Do que precisamos é de mudar o que está errado, aquilo que não valoriza as pessoas, que não reconhece nem estimula o empenho profissional, que se limita a uma visão económico-financeira e que não integra uma perspetiva social para o desenvolvimento de uma sociedade com mais equidade. E para o conseguir é imprescindível a corresponsabilização e o envolvimento de todos os parceiros sociais, em práticas de diálogo consistente e com resultados.
Preocupa-nos neste Orçamento esta falta de reconhecimento da importância da educação e da formação, que se traduz num pequeníssimo crescimento do respetivo orçamento, de pouco mais de 1%, e sem ver reconhecido crescimento idêntico ao que se verifica em outros Ministérios, o que é um sinal negativo sobre a relevância que é atribuída a este setor. A verdade é que só no subsetor do ensino não superior continuamos distantes da despesa em Educação de 2009, o que significa que depois do período de ajustamento ainda não recuperamos os valores de despesa anteriores à crise.
No Roteiro para a Legislatura 2019-2023 que o Secretariado Nacional da FNE aprovou, e que já entregou a todos os Partidos Políticos, afirmava-se que deveria ser assumido o compromisso de que o investimento em Educação deveria constituir 6% do PIB. Este é o desafio que se coloca à sociedade portuguesa. E é isto que não acontece com o Orçamento que agora vai ser debatido na Assembleia da República. A reconhecida necessidade de investimento significativo em educação e formação não se traduz, neste Orçamento, em despesa de dimensão adequada, já que esta permanece estável e sem revelar sinais de intervenção, para medidas que apontem para mais qualidade, mais equidade e mais eficácia de todo o sistema educativo. Este é um sinal extremamente negativo para a sociedade, sobre a forma como o Governo encara as condições de um serviço público de educação e formação de qualidade.

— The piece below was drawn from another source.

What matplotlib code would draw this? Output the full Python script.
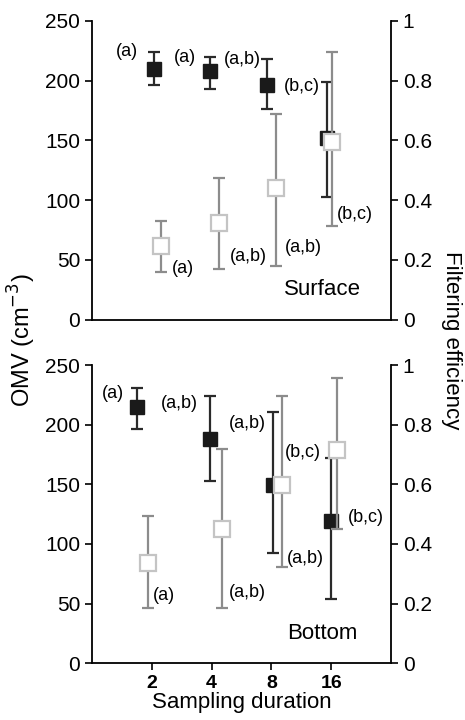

O Ministério da Educação não ouviu a FNE, até agora, no processo de elaboração da proposta de Orçamento de Estado, nem procurou discutir as opções que deveriam constituir as políticas mais urgentes para este ano.
Esperamos que a marcação da reunião com o ME para o dia 22 de janeiro possa constituir a oportunidade para que se inicie um verdadeiro processo de diálogo e de concertação que permita a ultrapassagem dos problemas identificados.
A FNE tudo fará para garantir que as justas reivindicações daqueles que representa tenham expressão e estes se possam sentir reconhecidos e valorizados.